* _YOUR GOAL_
Return the complete listing that follows, with each line reproduced exactly.

* _DATASET RECORDS_

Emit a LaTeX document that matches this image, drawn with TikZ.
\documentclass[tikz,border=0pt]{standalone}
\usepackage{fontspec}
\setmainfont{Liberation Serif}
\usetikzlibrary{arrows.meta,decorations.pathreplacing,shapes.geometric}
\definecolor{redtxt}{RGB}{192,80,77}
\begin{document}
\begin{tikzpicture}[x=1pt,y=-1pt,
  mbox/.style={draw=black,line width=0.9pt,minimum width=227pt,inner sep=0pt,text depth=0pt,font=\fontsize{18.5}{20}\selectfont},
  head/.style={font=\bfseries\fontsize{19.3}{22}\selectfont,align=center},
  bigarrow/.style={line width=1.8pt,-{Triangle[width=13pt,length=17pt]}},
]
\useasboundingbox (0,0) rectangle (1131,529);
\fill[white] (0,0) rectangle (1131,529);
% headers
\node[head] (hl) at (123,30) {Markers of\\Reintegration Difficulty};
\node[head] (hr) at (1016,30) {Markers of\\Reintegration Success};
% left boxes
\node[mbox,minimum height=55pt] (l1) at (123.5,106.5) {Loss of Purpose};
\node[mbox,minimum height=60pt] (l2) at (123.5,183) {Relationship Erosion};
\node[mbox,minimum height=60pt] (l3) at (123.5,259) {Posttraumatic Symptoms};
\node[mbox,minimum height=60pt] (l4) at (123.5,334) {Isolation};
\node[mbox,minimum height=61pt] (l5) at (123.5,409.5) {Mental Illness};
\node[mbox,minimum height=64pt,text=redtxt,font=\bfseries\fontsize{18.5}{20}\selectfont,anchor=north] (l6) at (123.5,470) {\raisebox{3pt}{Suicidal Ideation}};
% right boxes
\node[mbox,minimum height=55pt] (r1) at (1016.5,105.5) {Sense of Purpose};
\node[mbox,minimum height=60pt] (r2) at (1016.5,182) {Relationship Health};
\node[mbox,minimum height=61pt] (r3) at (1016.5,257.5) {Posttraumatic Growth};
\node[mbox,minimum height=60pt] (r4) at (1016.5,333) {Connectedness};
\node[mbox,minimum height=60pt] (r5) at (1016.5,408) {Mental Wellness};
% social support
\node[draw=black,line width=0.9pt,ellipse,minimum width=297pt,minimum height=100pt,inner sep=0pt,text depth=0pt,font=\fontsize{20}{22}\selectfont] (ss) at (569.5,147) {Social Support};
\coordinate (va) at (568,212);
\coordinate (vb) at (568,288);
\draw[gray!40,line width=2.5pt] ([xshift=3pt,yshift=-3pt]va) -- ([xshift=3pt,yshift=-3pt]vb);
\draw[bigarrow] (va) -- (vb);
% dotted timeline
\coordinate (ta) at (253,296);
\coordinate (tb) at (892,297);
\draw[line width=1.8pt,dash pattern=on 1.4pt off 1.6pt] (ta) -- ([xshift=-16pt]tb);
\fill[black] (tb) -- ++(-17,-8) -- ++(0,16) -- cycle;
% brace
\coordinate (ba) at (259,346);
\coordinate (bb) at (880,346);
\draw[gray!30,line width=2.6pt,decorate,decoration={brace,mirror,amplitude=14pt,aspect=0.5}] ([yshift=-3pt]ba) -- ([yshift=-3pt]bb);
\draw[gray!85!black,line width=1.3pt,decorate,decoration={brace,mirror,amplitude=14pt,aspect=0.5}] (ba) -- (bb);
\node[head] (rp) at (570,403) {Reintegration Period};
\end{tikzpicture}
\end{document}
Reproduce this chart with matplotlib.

* _COMPLETE RESPONSE_
Emit a LaTeX document that matches this image, drawn with TikZ.
\documentclass[tikz,border=0pt]{standalone}
\usepackage{fontspec}
\setmainfont{Liberation Serif}
\usetikzlibrary{arrows.meta,decorations.pathreplacing,shapes.geometric}
\definecolor{redtxt}{RGB}{192,80,77}
\begin{document}
\begin{tikzpicture}[x=1pt,y=-1pt,
  mbox/.style={draw=black,line width=0.9pt,minimum width=227pt,inner sep=0pt,text depth=0pt,font=\fontsize{18.5}{20}\selectfont},
  head/.style={font=\bfseries\fontsize{19.3}{22}\selectfont,align=center},
  bigarrow/.style={line width=1.8pt,-{Triangle[width=13pt,length=17pt]}},
]
\useasboundingbox (0,0) rectangle (1131,529);
\fill[white] (0,0) rectangle (1131,529);
% headers
\node[head] (hl) at (123,30) {Markers of\\Reintegration Difficulty};
\node[head] (hr) at (1016,30) {Markers of\\Reintegration Success};
% left boxes
\node[mbox,minimum height=55pt] (l1) at (123.5,106.5) {Loss of Purpose};
\node[mbox,minimum height=60pt] (l2) at (123.5,183) {Relationship Erosion};
\node[mbox,minimum height=60pt] (l3) at (123.5,259) {Posttraumatic Symptoms};
\node[mbox,minimum height=60pt] (l4) at (123.5,334) {Isolation};
\node[mbox,minimum height=61pt] (l5) at (123.5,409.5) {Mental Illness};
\node[mbox,minimum height=64pt,text=redtxt,font=\bfseries\fontsize{18.5}{20}\selectfont,anchor=north] (l6) at (123.5,470) {\raisebox{3pt}{Suicidal Ideation}};
% right boxes
\node[mbox,minimum height=55pt] (r1) at (1016.5,105.5) {Sense of Purpose};
\node[mbox,minimum height=60pt] (r2) at (1016.5,182) {Relationship Health};
\node[mbox,minimum height=61pt] (r3) at (1016.5,257.5) {Posttraumatic Growth};
\node[mbox,minimum height=60pt] (r4) at (1016.5,333) {Connectedness};
\node[mbox,minimum height=60pt] (r5) at (1016.5,408) {Mental Wellness};
% social support
\node[draw=black,line width=0.9pt,ellipse,minimum width=297pt,minimum height=100pt,inner sep=0pt,text depth=0pt,font=\fontsize{20}{22}\selectfont] (ss) at (569.5,147) {Social Support};
\coordinate (va) at (568,212);
\coordinate (vb) at (568,288);
\draw[gray!40,line width=2.5pt] ([xshift=3pt,yshift=-3pt]va) -- ([xshift=3pt,yshift=-3pt]vb);
\draw[bigarrow] (va) -- (vb);
% dotted timeline
\coordinate (ta) at (253,296);
\coordinate (tb) at (892,297);
\draw[line width=1.8pt,dash pattern=on 1.4pt off 1.6pt] (ta) -- ([xshift=-16pt]tb);
\fill[black] (tb) -- ++(-17,-8) -- ++(0,16) -- cycle;
% brace
\coordinate (ba) at (259,346);
\coordinate (bb) at (880,346);
\draw[gray!30,line width=2.6pt,decorate,decoration={brace,mirror,amplitude=14pt,aspect=0.5}] ([yshift=-3pt]ba) -- ([yshift=-3pt]bb);
\draw[gray!85!black,line width=1.3pt,decorate,decoration={brace,mirror,amplitude=14pt,aspect=0.5}] (ba) -- (bb);
\node[head] (rp) at (570,403) {Reintegration Period};
\end{tikzpicture}
\end{document}
Reproduce this chart with matplotlib.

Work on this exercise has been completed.